• **Aim**
Skip the images. Copy the records exactly as written.

>> Start

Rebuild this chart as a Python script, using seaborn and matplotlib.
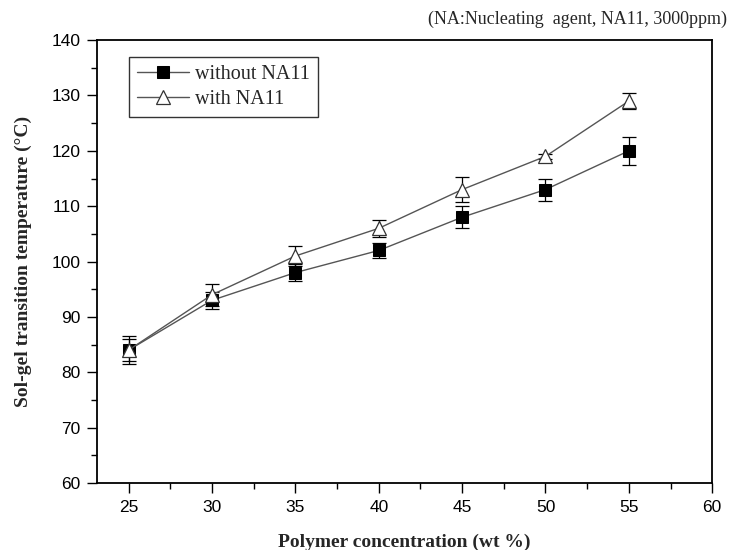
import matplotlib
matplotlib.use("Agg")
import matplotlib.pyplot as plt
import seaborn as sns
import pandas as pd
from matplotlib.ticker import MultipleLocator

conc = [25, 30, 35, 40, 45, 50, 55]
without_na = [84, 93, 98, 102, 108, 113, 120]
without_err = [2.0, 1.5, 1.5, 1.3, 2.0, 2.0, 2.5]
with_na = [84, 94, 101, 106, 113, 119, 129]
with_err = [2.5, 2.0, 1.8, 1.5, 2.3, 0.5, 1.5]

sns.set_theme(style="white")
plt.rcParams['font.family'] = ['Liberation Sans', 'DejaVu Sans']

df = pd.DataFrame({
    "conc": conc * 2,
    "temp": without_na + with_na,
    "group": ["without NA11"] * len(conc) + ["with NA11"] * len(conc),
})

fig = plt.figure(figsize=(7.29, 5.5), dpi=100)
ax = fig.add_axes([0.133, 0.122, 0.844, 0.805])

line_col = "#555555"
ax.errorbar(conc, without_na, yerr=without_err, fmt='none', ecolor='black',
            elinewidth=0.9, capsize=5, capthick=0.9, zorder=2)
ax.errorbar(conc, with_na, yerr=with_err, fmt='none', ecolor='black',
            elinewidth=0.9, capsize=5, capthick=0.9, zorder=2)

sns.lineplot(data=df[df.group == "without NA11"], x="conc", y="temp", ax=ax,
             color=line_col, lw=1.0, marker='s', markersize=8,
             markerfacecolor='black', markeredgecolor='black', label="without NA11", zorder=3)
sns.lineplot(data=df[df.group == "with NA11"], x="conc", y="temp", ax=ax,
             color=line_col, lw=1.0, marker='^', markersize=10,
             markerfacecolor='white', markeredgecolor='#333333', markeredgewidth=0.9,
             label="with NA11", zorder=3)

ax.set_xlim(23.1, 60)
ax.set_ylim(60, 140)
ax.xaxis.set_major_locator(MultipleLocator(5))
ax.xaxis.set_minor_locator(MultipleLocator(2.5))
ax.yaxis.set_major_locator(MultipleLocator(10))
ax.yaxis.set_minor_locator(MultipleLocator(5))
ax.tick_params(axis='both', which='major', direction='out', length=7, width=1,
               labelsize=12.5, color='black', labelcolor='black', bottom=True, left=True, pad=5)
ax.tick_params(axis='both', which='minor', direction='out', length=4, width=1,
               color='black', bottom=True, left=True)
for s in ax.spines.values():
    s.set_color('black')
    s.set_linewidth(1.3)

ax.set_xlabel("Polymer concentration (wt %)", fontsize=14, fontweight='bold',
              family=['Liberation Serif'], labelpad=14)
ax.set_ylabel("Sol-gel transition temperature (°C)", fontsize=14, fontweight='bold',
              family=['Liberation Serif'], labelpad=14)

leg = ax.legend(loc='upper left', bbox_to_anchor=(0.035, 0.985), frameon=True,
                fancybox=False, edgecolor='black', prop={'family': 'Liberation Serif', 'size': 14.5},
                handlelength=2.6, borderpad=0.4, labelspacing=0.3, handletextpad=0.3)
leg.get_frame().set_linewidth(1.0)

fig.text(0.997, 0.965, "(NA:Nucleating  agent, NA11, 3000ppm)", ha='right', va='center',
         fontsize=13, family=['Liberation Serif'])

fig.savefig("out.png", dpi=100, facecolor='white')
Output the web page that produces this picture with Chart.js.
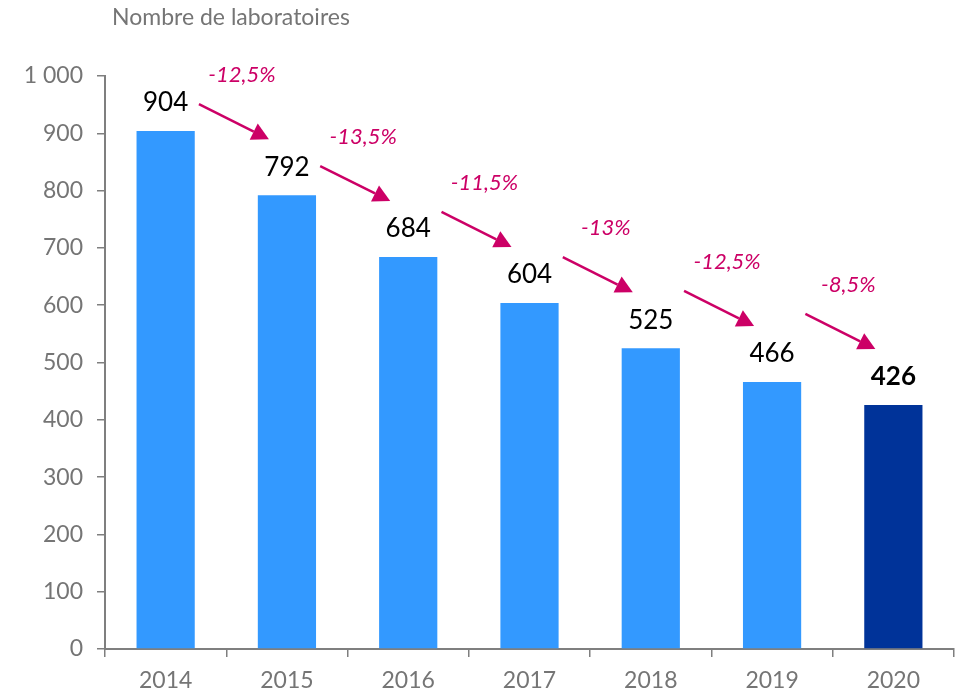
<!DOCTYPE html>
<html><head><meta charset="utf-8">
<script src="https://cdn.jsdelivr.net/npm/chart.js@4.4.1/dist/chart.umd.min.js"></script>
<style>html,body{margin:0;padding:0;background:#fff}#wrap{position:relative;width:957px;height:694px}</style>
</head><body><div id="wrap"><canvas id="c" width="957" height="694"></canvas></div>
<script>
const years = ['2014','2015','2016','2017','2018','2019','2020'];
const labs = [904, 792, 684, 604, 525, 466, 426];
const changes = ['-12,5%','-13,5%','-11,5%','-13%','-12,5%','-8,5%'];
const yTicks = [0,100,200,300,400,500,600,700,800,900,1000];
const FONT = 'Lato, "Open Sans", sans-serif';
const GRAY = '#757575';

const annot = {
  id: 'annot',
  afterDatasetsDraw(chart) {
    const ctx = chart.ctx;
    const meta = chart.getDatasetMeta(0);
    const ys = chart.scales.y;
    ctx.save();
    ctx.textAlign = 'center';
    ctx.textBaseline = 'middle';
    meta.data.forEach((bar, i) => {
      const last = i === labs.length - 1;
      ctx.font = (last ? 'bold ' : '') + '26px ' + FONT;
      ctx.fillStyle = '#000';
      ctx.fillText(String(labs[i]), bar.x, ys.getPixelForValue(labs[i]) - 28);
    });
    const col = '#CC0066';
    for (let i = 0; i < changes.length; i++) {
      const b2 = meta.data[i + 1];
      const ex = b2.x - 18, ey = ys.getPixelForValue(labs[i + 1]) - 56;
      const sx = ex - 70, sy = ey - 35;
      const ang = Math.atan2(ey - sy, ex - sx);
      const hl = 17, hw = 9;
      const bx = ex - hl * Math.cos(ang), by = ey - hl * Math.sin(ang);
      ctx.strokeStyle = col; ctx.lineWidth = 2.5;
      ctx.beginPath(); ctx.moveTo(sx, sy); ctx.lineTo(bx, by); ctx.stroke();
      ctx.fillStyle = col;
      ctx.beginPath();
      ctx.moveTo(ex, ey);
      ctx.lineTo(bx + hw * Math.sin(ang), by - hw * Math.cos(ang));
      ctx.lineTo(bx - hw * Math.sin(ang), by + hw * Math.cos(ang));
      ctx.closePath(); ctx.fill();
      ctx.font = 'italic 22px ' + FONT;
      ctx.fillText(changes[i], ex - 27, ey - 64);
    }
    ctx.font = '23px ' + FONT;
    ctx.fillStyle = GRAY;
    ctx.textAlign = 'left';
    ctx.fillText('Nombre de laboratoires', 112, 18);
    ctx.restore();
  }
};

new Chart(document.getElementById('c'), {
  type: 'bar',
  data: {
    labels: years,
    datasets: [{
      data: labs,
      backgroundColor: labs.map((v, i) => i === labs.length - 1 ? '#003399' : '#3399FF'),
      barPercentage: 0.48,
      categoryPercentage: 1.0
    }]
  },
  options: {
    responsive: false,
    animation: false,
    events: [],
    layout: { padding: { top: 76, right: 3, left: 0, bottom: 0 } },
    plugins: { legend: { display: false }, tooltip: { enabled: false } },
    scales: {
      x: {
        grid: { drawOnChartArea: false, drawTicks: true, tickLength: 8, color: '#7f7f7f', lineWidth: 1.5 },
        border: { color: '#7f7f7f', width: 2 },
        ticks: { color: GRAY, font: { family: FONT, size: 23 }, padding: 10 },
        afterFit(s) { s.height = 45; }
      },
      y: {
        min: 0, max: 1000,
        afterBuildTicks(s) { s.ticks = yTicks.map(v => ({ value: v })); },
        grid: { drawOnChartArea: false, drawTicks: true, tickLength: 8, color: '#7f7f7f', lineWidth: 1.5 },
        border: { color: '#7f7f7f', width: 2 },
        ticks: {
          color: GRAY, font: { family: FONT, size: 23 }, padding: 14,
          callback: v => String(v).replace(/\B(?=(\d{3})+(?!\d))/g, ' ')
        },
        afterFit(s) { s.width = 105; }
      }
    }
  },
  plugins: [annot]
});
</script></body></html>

>> End

• **Answer for this exercise**
Rebuild this chart as a Python script, using seaborn and matplotlib.
import matplotlib
matplotlib.use("Agg")
import matplotlib.pyplot as plt
import seaborn as sns
import pandas as pd
from matplotlib.ticker import MultipleLocator

conc = [25, 30, 35, 40, 45, 50, 55]
without_na = [84, 93, 98, 102, 108, 113, 120]
without_err = [2.0, 1.5, 1.5, 1.3, 2.0, 2.0, 2.5]
with_na = [84, 94, 101, 106, 113, 119, 129]
with_err = [2.5, 2.0, 1.8, 1.5, 2.3, 0.5, 1.5]

sns.set_theme(style="white")
plt.rcParams['font.family'] = ['Liberation Sans', 'DejaVu Sans']

df = pd.DataFrame({
    "conc": conc * 2,
    "temp": without_na + with_na,
    "group": ["without NA11"] * len(conc) + ["with NA11"] * len(conc),
})

fig = plt.figure(figsize=(7.29, 5.5), dpi=100)
ax = fig.add_axes([0.133, 0.122, 0.844, 0.805])

line_col = "#555555"
ax.errorbar(conc, without_na, yerr=without_err, fmt='none', ecolor='black',
            elinewidth=0.9, capsize=5, capthick=0.9, zorder=2)
ax.errorbar(conc, with_na, yerr=with_err, fmt='none', ecolor='black',
            elinewidth=0.9, capsize=5, capthick=0.9, zorder=2)

sns.lineplot(data=df[df.group == "without NA11"], x="conc", y="temp", ax=ax,
             color=line_col, lw=1.0, marker='s', markersize=8,
             markerfacecolor='black', markeredgecolor='black', label="without NA11", zorder=3)
sns.lineplot(data=df[df.group == "with NA11"], x="conc", y="temp", ax=ax,
             color=line_col, lw=1.0, marker='^', markersize=10,
             markerfacecolor='white', markeredgecolor='#333333', markeredgewidth=0.9,
             label="with NA11", zorder=3)

ax.set_xlim(23.1, 60)
ax.set_ylim(60, 140)
ax.xaxis.set_major_locator(MultipleLocator(5))
ax.xaxis.set_minor_locator(MultipleLocator(2.5))
ax.yaxis.set_major_locator(MultipleLocator(10))
ax.yaxis.set_minor_locator(MultipleLocator(5))
ax.tick_params(axis='both', which='major', direction='out', length=7, width=1,
               labelsize=12.5, color='black', labelcolor='black', bottom=True, left=True, pad=5)
ax.tick_params(axis='both', which='minor', direction='out', length=4, width=1,
               color='black', bottom=True, left=True)
for s in ax.spines.values():
    s.set_color('black')
    s.set_linewidth(1.3)

ax.set_xlabel("Polymer concentration (wt %)", fontsize=14, fontweight='bold',
              family=['Liberation Serif'], labelpad=14)
ax.set_ylabel("Sol-gel transition temperature (°C)", fontsize=14, fontweight='bold',
              family=['Liberation Serif'], labelpad=14)

leg = ax.legend(loc='upper left', bbox_to_anchor=(0.035, 0.985), frameon=True,
                fancybox=False, edgecolor='black', prop={'family': 'Liberation Serif', 'size': 14.5},
                handlelength=2.6, borderpad=0.4, labelspacing=0.3, handletextpad=0.3)
leg.get_frame().set_linewidth(1.0)

fig.text(0.997, 0.965, "(NA:Nucleating  agent, NA11, 3000ppm)", ha='right', va='center',
         fontsize=13, family=['Liberation Serif'])

fig.savefig("out.png", dpi=100, facecolor='white')
Output the web page that produces this picture with Chart.js.
<!DOCTYPE html>
<html><head><meta charset="utf-8">
<script src="https://cdn.jsdelivr.net/npm/chart.js@4.4.1/dist/chart.umd.min.js"></script>
<style>html,body{margin:0;padding:0;background:#fff}#wrap{position:relative;width:957px;height:694px}</style>
</head><body><div id="wrap"><canvas id="c" width="957" height="694"></canvas></div>
<script>
const years = ['2014','2015','2016','2017','2018','2019','2020'];
const labs = [904, 792, 684, 604, 525, 466, 426];
const changes = ['-12,5%','-13,5%','-11,5%','-13%','-12,5%','-8,5%'];
const yTicks = [0,100,200,300,400,500,600,700,800,900,1000];
const FONT = 'Lato, "Open Sans", sans-serif';
const GRAY = '#757575';

const annot = {
  id: 'annot',
  afterDatasetsDraw(chart) {
    const ctx = chart.ctx;
    const meta = chart.getDatasetMeta(0);
    const ys = chart.scales.y;
    ctx.save();
    ctx.textAlign = 'center';
    ctx.textBaseline = 'middle';
    meta.data.forEach((bar, i) => {
      const last = i === labs.length - 1;
      ctx.font = (last ? 'bold ' : '') + '26px ' + FONT;
      ctx.fillStyle = '#000';
      ctx.fillText(String(labs[i]), bar.x, ys.getPixelForValue(labs[i]) - 28);
    });
    const col = '#CC0066';
    for (let i = 0; i < changes.length; i++) {
      const b2 = meta.data[i + 1];
      const ex = b2.x - 18, ey = ys.getPixelForValue(labs[i + 1]) - 56;
      const sx = ex - 70, sy = ey - 35;
      const ang = Math.atan2(ey - sy, ex - sx);
      const hl = 17, hw = 9;
      const bx = ex - hl * Math.cos(ang), by = ey - hl * Math.sin(ang);
      ctx.strokeStyle = col; ctx.lineWidth = 2.5;
      ctx.beginPath(); ctx.moveTo(sx, sy); ctx.lineTo(bx, by); ctx.stroke();
      ctx.fillStyle = col;
      ctx.beginPath();
      ctx.moveTo(ex, ey);
      ctx.lineTo(bx + hw * Math.sin(ang), by - hw * Math.cos(ang));
      ctx.lineTo(bx - hw * Math.sin(ang), by + hw * Math.cos(ang));
      ctx.closePath(); ctx.fill();
      ctx.font = 'italic 22px ' + FONT;
      ctx.fillText(changes[i], ex - 27, ey - 64);
    }
    ctx.font = '23px ' + FONT;
    ctx.fillStyle = GRAY;
    ctx.textAlign = 'left';
    ctx.fillText('Nombre de laboratoires', 112, 18);
    ctx.restore();
  }
};

new Chart(document.getElementById('c'), {
  type: 'bar',
  data: {
    labels: years,
    datasets: [{
      data: labs,
      backgroundColor: labs.map((v, i) => i === labs.length - 1 ? '#003399' : '#3399FF'),
      barPercentage: 0.48,
      categoryPercentage: 1.0
    }]
  },
  options: {
    responsive: false,
    animation: false,
    events: [],
    layout: { padding: { top: 76, right: 3, left: 0, bottom: 0 } },
    plugins: { legend: { display: false }, tooltip: { enabled: false } },
    scales: {
      x: {
        grid: { drawOnChartArea: false, drawTicks: true, tickLength: 8, color: '#7f7f7f', lineWidth: 1.5 },
        border: { color: '#7f7f7f', width: 2 },
        ticks: { color: GRAY, font: { family: FONT, size: 23 }, padding: 10 },
        afterFit(s) { s.height = 45; }
      },
      y: {
        min: 0, max: 1000,
        afterBuildTicks(s) { s.ticks = yTicks.map(v => ({ value: v })); },
        grid: { drawOnChartArea: false, drawTicks: true, tickLength: 8, color: '#7f7f7f', lineWidth: 1.5 },
        border: { color: '#7f7f7f', width: 2 },
        ticks: {
          color: GRAY, font: { family: FONT, size: 23 }, padding: 14,
          callback: v => String(v).replace(/\B(?=(\d{3})+(?!\d))/g, ' ')
        },
        afterFit(s) { s.width = 105; }
      }
    }
  },
  plugins: [annot]
});
</script></body></html>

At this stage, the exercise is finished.